____ Data extract
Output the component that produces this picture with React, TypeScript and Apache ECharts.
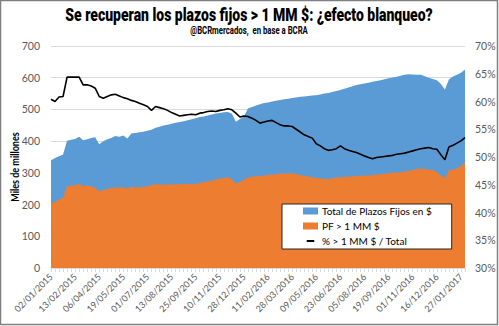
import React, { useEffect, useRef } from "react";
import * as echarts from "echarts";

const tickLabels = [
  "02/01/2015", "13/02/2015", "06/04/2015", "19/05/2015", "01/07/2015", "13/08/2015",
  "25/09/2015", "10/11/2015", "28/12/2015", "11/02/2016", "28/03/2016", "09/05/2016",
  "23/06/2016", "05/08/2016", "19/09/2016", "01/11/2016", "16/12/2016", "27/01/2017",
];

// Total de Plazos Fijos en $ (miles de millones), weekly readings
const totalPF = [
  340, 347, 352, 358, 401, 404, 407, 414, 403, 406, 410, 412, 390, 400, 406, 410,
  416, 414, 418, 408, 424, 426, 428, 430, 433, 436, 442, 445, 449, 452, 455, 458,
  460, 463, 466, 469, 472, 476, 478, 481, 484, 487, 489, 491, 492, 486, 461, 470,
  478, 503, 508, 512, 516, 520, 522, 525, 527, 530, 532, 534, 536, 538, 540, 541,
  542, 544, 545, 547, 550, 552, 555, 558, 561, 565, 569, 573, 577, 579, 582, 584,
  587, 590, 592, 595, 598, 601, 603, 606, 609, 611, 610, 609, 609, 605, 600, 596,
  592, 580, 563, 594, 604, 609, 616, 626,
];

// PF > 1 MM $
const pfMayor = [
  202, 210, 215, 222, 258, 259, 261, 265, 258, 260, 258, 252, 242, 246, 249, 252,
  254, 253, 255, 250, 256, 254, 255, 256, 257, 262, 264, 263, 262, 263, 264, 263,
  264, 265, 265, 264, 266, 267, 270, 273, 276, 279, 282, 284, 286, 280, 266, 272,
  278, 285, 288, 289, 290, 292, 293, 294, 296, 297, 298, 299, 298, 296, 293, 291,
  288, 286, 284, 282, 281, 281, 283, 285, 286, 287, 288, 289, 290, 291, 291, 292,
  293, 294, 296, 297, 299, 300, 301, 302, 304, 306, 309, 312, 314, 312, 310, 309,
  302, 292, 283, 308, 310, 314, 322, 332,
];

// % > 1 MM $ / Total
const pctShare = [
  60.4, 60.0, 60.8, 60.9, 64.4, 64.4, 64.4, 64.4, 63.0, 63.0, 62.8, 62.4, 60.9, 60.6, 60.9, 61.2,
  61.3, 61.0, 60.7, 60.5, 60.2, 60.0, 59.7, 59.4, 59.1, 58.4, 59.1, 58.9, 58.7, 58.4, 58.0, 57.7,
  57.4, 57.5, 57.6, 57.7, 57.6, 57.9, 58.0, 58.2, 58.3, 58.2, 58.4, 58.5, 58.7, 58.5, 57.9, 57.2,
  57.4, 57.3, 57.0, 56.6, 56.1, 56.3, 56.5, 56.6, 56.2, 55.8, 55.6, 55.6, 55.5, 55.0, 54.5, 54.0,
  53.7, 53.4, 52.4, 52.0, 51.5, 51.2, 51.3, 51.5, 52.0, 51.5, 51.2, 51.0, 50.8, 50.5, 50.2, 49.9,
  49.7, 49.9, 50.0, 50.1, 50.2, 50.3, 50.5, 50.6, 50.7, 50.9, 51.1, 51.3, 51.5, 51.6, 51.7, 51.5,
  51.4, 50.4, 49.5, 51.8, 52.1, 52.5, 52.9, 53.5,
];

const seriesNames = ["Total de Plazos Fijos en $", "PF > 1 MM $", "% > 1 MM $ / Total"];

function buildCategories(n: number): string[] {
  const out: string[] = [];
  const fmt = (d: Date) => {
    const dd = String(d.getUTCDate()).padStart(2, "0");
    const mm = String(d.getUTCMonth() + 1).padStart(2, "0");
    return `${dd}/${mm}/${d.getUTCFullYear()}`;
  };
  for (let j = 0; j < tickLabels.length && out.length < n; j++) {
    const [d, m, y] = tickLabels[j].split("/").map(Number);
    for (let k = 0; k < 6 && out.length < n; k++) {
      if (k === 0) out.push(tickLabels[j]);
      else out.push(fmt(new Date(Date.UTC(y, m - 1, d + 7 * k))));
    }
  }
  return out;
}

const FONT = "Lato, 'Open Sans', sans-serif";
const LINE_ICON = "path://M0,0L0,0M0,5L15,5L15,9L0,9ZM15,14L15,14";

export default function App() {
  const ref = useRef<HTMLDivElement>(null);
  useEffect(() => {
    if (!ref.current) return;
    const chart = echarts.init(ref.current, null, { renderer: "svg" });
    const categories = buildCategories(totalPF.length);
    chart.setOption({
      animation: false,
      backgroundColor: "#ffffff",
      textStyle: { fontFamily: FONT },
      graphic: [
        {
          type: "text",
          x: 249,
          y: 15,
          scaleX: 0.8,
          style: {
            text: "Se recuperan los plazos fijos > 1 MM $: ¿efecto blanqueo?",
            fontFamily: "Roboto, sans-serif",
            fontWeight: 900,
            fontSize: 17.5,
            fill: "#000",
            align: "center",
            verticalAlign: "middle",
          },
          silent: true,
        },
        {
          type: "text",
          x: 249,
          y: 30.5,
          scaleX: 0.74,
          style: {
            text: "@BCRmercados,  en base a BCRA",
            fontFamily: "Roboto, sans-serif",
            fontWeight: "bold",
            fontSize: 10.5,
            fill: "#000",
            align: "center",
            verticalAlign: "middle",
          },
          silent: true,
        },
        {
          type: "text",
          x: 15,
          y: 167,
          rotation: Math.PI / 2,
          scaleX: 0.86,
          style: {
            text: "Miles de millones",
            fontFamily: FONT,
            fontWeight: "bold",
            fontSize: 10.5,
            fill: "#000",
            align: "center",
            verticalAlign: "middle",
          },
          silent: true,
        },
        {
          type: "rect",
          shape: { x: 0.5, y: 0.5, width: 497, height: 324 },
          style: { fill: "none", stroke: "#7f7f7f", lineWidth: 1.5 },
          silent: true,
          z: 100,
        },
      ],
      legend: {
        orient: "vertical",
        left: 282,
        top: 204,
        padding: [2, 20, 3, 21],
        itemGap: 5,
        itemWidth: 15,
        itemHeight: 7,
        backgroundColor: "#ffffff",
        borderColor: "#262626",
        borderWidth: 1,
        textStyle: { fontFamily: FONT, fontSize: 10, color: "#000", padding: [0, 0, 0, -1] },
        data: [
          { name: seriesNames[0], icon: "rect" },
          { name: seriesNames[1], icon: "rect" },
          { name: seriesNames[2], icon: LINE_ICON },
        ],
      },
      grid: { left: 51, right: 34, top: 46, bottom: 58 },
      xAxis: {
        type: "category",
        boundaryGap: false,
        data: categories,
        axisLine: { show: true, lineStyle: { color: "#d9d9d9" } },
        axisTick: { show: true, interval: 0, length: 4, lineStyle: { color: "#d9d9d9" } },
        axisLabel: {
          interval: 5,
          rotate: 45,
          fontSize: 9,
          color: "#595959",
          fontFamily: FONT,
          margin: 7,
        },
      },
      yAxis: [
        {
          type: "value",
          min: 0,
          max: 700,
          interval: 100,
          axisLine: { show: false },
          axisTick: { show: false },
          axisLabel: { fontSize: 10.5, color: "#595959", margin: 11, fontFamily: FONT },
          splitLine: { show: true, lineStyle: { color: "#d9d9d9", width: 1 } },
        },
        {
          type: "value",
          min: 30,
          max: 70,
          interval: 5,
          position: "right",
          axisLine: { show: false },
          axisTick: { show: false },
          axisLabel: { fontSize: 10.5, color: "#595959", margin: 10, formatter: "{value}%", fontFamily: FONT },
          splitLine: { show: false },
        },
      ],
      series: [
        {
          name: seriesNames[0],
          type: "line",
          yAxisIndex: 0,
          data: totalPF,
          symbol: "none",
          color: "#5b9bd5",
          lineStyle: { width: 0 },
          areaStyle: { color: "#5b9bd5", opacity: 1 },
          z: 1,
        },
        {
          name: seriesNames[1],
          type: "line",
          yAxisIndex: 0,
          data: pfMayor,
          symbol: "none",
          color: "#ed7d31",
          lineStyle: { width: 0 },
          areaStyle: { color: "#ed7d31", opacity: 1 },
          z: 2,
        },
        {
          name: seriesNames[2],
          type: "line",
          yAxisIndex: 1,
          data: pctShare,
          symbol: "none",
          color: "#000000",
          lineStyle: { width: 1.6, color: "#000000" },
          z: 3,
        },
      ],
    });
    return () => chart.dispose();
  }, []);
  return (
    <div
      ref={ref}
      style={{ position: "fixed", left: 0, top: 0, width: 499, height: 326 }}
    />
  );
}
________
§ Given request: Repeat exactly and only the lines from the start of the data above through the line that holds "import * as", inclusive. Pictures do not belong in the copy.

§ Written reply:
Output the component that produces this picture with React, TypeScript and Apache ECharts.
import React, { useEffect, useRef } from "react";
import * as echarts from "echarts";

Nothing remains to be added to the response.